6 thoughts on “Why I Write Fantasy

  1. deannadodson

    Great post. I think “write what you love” is excellent advice. I began writing because I couldn’t find exactly what I wanted to read. And then I found I couldn’t quit. 😀

  2. soulransom

    I really enjoyed your post, especially since I can see the truth in all of it. I think I have the tendency to second guess myself which really stifles the creative juices. Being a grandfather who still works and spends a great deal of family time means I have to focus when I do have available time and often my focus is lost all too easily. I have too many good ideas and not enough time to flesh them out. I really love fantasy/sci-fi both christian and non-christian from C.S. Lewis to Orson Scott Card and more and that is what I prefer to write as well. I come more from a real/personal perspective as a beginning rather than creating an entire new world or dimension. I just wanted to express that reading posts like yours keep my interests going. And you have my thanks for that.

    Dave Anderson

    1. kimberlyrogerscfwriter Post author


      I want to applaud you for finding any time working on your writing. What I love about being a writer is there’s no expiration date for the work. We steal the minutes to work when we can but it’s not the sort of job where we can’t also fulfill our other obligations. As for second guessing, well, I believe that all writers do that, our best work will feel like a horrible failure because we place high standards on ourselves. I’ve found that it helps to just let go of perfection and gag the inner editor when it’s time to just write something (doesn’t always work). And I can completely relate to having too many good ideas and not enough time. The writer’s constant dilemma. I wish you success in your writing efforts, sir. 🙂 I love that fantasy allows writers the option of working completely from scratch or by building on top of an existing place and time. I enjoy dabbling in both. Thank you for your kind words and keep going strong. 😀

  3. weavingword

    Your reasons for writing fantasy really resonate with me! I’m totally in love with this genre and enjoy the freedom it provides in terms of imagination and subject matter. I’ve also found that fantasy allows Christian authors to express Biblical truths to a non-Christian audience without setting off readers’ defenses. When you can strip away all the jargon, politics, and other controversies, you are left with the heart of the message itself. Sometimes a fresh perspective is all you need to get through to someone in a very personal way. When their hearts are ready, they can still connect that message back to their real life situations on their own.

    1. kimberlyrogerscfwriter Post author

      I completely agree with you.

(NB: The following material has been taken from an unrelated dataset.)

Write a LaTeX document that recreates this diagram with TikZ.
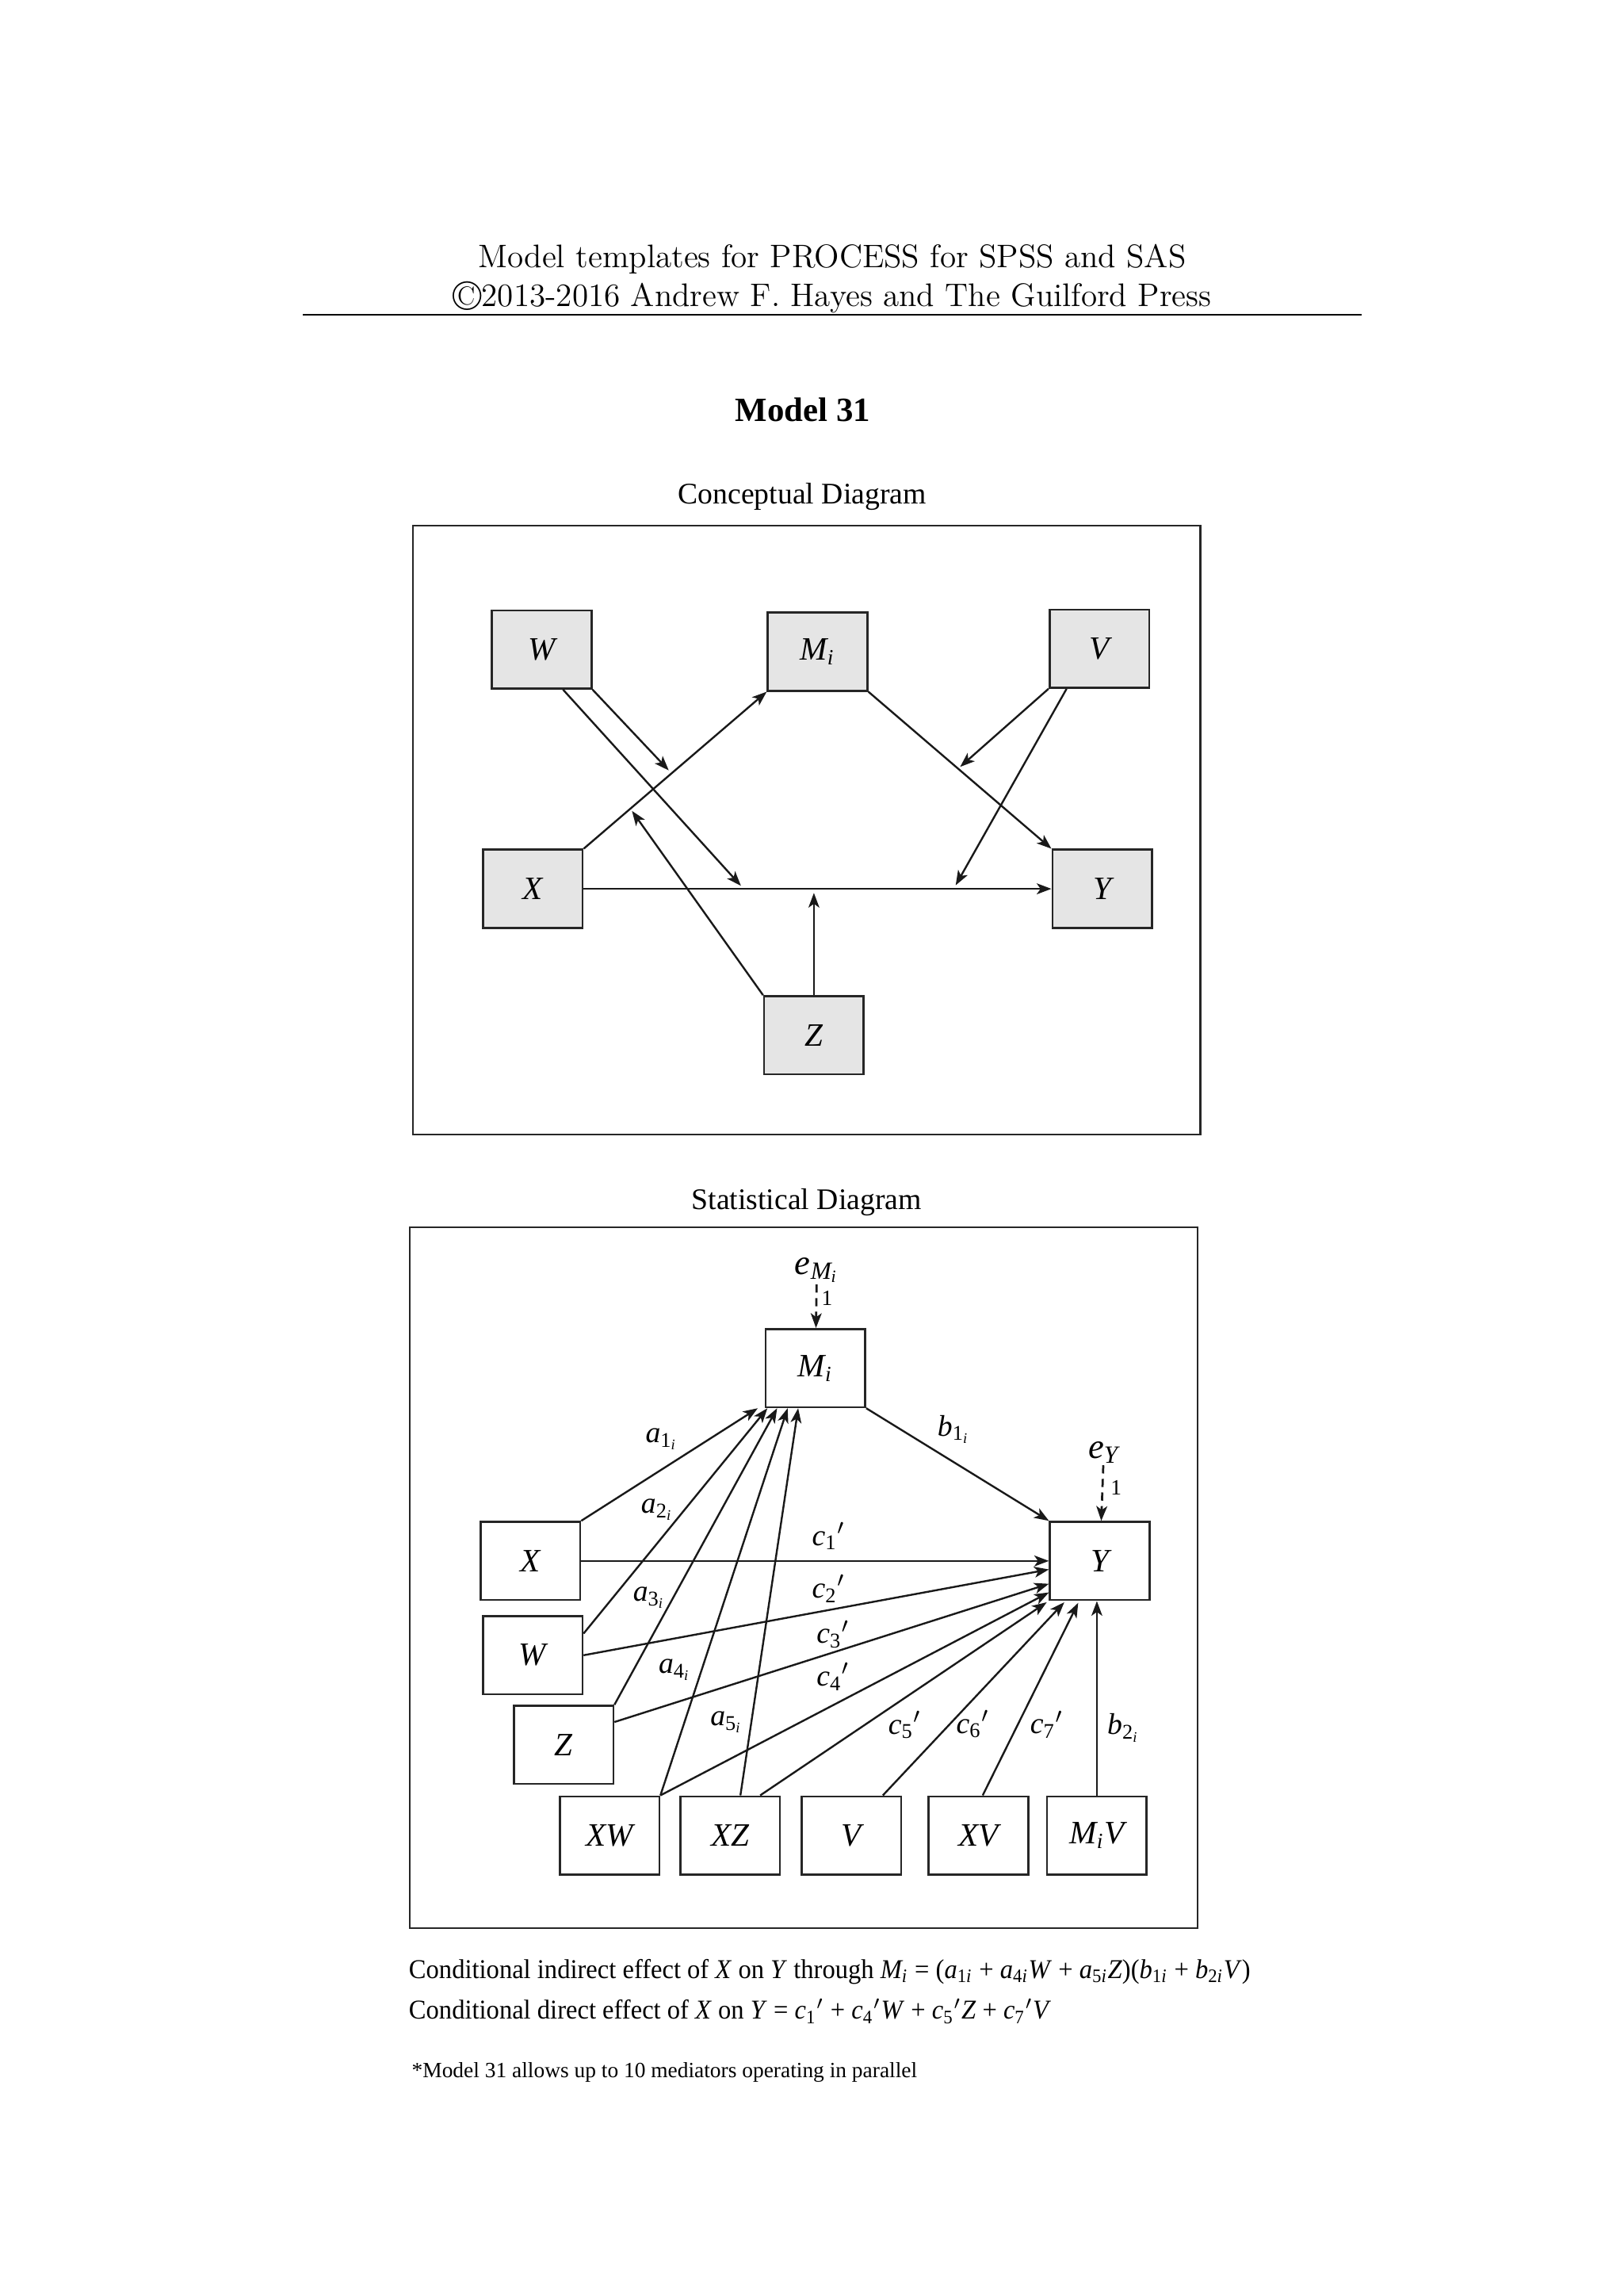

I always looked at C.S. Lewis and J.R.R. Tolkien as excellent examples for how biblical truths can be expressed without being obnoxious or off-putting about it. With Tolkien, it’s also proof of how our beliefs seep into our writing since he did not set out to write an allegory. 🙂 I’ve read Christian fantasy that shows an excellent way to present the truth without making readers feel attacked and I’ve read Christian fantasy where the allegory was suffocating and obnoxious even to me so I KNOW it was probably too much for non-Christians. It’s another balancing act. I completely agree and I love that fantasy is a tool Christians can use to help prepare the soil of non-Christians’ hearts so that when the right time comes for the seed of faith to be planted, it can take root even if the authors never hear about it.